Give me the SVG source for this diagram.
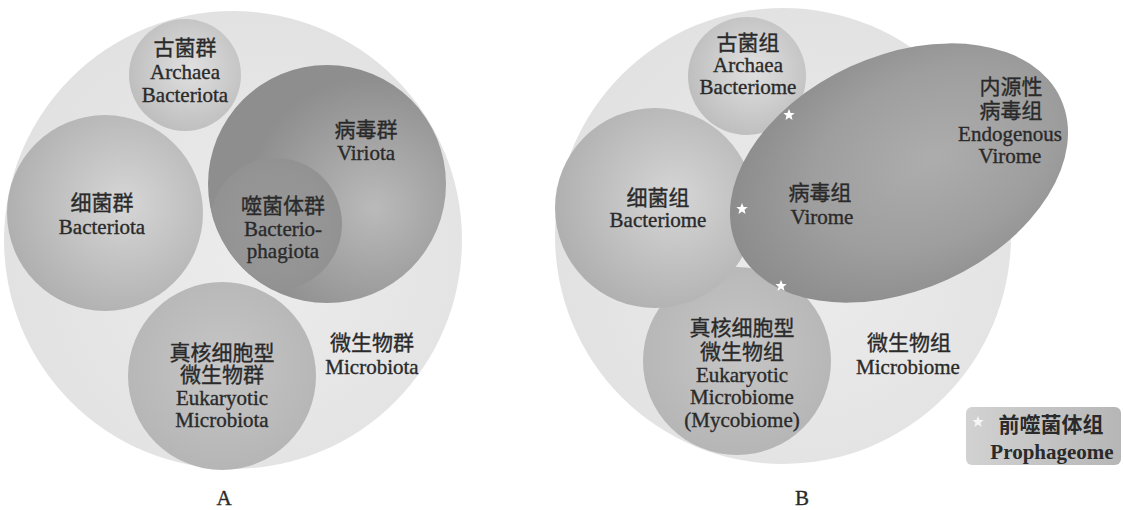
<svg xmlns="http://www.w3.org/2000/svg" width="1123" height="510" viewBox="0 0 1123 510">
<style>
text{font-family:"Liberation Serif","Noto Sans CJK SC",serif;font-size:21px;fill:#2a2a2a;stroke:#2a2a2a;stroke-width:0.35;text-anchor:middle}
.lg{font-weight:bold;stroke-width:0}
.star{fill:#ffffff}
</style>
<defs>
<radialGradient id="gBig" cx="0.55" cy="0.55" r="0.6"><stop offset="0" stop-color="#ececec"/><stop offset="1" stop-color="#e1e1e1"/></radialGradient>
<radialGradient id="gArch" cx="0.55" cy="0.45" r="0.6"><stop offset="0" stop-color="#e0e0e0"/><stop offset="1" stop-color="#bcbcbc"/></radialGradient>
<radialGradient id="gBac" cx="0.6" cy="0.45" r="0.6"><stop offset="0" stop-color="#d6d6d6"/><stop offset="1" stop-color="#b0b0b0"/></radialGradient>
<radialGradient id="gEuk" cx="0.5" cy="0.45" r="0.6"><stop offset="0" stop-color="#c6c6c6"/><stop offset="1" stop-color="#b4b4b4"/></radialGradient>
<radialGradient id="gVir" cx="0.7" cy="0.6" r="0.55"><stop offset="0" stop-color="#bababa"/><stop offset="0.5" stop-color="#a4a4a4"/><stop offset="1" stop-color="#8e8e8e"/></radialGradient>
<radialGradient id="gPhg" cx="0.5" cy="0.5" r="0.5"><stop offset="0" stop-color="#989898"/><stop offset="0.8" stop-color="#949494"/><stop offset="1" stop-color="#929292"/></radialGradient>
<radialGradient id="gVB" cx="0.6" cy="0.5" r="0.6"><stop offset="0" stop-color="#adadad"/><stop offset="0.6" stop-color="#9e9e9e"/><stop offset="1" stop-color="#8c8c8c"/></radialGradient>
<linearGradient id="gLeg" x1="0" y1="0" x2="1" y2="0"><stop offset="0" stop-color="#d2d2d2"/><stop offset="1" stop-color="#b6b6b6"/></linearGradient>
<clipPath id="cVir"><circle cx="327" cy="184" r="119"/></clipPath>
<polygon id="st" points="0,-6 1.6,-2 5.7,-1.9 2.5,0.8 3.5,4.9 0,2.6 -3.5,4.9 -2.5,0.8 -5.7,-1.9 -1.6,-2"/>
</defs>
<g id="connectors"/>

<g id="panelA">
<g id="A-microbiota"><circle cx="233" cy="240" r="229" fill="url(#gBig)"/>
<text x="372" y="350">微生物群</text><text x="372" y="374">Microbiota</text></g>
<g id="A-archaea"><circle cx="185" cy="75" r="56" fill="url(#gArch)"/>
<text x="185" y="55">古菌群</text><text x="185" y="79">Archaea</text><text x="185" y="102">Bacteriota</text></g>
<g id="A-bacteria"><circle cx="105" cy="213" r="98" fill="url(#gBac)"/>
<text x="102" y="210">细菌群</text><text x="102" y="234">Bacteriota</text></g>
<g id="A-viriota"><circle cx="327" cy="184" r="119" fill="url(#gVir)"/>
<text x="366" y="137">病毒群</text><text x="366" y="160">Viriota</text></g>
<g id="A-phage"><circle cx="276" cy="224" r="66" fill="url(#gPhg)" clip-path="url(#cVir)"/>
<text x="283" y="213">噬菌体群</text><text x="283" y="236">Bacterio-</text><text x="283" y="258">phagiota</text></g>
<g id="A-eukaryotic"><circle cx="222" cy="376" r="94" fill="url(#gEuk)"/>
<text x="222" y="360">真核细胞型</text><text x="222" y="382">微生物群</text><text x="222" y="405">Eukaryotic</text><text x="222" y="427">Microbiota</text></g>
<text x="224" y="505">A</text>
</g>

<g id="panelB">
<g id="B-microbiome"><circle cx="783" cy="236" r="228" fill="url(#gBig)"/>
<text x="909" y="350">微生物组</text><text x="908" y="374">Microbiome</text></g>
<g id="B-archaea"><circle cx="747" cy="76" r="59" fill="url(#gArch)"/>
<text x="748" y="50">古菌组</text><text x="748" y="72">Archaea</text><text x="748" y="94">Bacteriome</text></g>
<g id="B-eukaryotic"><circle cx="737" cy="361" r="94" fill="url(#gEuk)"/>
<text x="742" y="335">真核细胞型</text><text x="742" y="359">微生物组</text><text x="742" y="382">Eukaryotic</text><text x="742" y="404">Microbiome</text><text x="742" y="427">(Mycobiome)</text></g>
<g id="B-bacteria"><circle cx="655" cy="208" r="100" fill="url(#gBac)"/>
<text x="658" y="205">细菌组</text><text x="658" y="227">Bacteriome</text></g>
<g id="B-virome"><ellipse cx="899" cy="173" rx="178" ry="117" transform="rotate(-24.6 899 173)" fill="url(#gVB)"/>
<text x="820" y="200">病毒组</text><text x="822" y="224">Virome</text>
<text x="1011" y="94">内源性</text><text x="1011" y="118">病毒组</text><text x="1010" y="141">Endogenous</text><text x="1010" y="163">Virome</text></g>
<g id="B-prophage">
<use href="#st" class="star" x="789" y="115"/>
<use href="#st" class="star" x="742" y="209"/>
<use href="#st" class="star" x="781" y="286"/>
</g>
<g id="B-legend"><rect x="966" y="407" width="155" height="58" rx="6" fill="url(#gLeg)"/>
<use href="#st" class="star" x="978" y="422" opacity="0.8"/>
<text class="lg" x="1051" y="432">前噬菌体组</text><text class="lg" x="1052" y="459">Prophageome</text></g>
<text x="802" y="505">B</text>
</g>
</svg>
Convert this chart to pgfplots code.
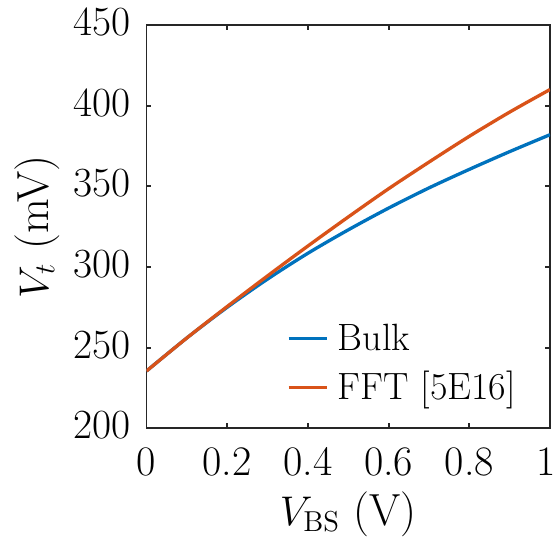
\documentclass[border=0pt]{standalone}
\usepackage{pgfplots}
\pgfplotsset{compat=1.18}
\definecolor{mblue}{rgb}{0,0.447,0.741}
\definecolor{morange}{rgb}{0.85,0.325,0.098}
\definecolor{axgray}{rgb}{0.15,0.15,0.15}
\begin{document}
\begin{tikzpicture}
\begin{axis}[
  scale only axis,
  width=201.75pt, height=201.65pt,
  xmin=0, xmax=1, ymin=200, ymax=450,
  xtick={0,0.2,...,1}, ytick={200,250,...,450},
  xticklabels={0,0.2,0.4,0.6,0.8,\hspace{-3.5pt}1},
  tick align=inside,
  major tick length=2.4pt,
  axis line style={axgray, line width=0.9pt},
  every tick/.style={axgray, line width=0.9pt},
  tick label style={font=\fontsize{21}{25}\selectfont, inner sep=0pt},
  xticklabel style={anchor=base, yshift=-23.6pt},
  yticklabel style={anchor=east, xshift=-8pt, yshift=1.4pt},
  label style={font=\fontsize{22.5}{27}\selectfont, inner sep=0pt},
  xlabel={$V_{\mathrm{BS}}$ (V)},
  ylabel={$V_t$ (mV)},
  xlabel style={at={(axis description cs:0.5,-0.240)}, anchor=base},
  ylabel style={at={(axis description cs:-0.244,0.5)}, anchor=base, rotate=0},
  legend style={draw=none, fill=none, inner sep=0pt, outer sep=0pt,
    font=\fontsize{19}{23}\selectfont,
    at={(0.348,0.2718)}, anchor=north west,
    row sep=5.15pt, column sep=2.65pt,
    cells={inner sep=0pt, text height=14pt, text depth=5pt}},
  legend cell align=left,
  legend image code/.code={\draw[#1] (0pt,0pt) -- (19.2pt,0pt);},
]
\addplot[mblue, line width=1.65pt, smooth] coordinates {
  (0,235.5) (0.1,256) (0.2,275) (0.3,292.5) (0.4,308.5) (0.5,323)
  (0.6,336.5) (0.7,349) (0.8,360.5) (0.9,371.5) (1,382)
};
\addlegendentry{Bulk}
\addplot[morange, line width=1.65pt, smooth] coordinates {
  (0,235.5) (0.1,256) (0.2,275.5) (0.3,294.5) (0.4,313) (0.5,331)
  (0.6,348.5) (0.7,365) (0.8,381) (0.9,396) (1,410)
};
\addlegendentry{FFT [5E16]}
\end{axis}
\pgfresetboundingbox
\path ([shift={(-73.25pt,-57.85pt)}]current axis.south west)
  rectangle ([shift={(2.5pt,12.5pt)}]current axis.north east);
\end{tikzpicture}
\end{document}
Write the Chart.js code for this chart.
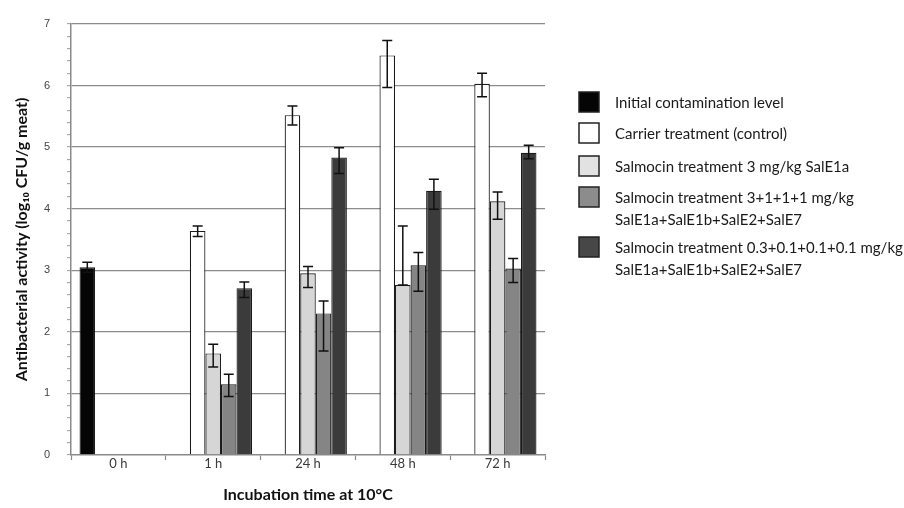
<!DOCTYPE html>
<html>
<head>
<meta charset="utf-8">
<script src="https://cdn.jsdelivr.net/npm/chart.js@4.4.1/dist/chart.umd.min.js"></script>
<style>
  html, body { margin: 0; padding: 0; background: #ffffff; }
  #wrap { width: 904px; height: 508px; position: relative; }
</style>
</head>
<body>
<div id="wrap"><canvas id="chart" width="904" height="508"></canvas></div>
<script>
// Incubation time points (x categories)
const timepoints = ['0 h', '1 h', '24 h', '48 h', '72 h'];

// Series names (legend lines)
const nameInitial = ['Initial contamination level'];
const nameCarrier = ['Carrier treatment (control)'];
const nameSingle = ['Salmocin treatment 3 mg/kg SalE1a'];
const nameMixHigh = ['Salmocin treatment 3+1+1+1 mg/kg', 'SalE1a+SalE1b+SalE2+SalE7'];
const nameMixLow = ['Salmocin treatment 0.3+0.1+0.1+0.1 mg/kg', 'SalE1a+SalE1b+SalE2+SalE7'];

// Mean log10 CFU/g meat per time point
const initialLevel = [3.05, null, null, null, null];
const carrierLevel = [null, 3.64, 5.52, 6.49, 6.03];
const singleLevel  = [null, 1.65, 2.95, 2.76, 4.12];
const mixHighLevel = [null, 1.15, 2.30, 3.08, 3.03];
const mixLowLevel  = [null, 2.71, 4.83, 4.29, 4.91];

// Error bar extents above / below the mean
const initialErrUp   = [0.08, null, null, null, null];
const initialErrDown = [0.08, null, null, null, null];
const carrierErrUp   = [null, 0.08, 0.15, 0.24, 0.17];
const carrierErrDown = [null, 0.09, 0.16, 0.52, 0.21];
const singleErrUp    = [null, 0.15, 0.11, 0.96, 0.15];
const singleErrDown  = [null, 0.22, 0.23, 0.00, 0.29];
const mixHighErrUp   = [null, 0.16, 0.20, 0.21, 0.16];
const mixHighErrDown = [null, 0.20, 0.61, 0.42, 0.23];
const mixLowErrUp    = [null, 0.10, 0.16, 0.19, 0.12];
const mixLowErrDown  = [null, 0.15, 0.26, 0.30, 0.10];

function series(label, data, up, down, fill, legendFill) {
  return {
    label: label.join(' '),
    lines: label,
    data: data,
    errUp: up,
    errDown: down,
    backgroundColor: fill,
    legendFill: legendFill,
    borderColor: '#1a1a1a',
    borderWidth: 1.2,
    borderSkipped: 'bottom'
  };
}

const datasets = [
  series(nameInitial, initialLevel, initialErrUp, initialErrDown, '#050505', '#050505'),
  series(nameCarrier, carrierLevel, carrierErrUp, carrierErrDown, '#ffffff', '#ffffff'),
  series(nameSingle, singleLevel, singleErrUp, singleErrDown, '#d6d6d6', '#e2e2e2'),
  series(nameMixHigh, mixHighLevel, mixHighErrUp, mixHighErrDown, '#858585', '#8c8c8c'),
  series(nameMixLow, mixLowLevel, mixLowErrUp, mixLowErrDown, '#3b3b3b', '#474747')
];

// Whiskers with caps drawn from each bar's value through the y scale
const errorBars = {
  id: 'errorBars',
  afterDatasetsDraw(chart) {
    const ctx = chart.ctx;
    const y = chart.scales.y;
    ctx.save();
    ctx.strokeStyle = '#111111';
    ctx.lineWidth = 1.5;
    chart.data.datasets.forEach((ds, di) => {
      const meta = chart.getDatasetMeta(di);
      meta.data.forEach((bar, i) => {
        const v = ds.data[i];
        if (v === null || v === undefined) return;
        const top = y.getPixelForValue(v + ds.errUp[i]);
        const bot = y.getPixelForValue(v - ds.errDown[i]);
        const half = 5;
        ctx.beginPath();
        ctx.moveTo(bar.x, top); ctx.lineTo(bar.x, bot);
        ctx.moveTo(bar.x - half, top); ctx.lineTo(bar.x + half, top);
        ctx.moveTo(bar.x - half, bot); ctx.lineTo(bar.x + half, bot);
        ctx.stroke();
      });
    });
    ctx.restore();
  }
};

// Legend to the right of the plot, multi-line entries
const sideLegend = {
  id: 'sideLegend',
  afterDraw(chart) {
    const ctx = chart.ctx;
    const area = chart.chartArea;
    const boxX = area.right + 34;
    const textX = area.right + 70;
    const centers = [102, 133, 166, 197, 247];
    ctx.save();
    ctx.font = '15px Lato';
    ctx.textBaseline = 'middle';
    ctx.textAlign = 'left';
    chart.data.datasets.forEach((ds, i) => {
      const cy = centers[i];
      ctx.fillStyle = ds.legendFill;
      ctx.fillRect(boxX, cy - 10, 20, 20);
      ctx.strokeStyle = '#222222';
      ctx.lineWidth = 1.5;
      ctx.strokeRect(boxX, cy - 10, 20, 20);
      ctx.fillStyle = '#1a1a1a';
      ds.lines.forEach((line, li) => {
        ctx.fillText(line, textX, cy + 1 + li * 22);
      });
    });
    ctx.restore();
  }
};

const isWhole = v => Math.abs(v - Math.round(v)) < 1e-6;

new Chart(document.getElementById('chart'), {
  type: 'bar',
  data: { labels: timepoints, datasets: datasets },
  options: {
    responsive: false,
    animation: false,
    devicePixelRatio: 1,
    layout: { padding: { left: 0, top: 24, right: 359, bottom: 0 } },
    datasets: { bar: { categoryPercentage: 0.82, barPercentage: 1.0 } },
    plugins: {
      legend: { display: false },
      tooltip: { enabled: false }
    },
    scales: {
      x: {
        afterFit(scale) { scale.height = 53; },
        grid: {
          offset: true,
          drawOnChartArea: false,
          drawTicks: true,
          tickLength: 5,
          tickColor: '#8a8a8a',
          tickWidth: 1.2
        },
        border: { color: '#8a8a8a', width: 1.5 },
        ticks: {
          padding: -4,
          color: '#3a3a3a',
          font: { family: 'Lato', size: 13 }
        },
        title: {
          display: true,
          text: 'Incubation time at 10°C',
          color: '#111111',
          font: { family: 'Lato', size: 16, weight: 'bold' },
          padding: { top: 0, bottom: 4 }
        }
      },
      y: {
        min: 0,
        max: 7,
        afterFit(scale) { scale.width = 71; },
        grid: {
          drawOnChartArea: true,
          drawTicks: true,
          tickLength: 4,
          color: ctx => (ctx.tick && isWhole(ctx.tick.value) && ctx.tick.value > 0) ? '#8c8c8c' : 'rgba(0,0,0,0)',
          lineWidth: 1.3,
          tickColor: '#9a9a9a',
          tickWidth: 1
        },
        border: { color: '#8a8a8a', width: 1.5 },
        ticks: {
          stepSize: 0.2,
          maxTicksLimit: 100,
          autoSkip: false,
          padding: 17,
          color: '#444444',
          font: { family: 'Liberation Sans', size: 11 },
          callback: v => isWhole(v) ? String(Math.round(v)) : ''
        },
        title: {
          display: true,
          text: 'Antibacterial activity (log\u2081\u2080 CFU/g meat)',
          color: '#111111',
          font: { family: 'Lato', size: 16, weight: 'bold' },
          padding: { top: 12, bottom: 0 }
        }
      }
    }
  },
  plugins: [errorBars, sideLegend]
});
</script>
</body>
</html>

◇ ◇ ◇ ◇

Filter the entries and copy out every line with the word "code".

Convert this chart to pgfplots code.
  legend image code/.code={\draw[#1] (0pt,0pt) -- (19.2pt,0pt);},
Write the Chart.js code for this chart.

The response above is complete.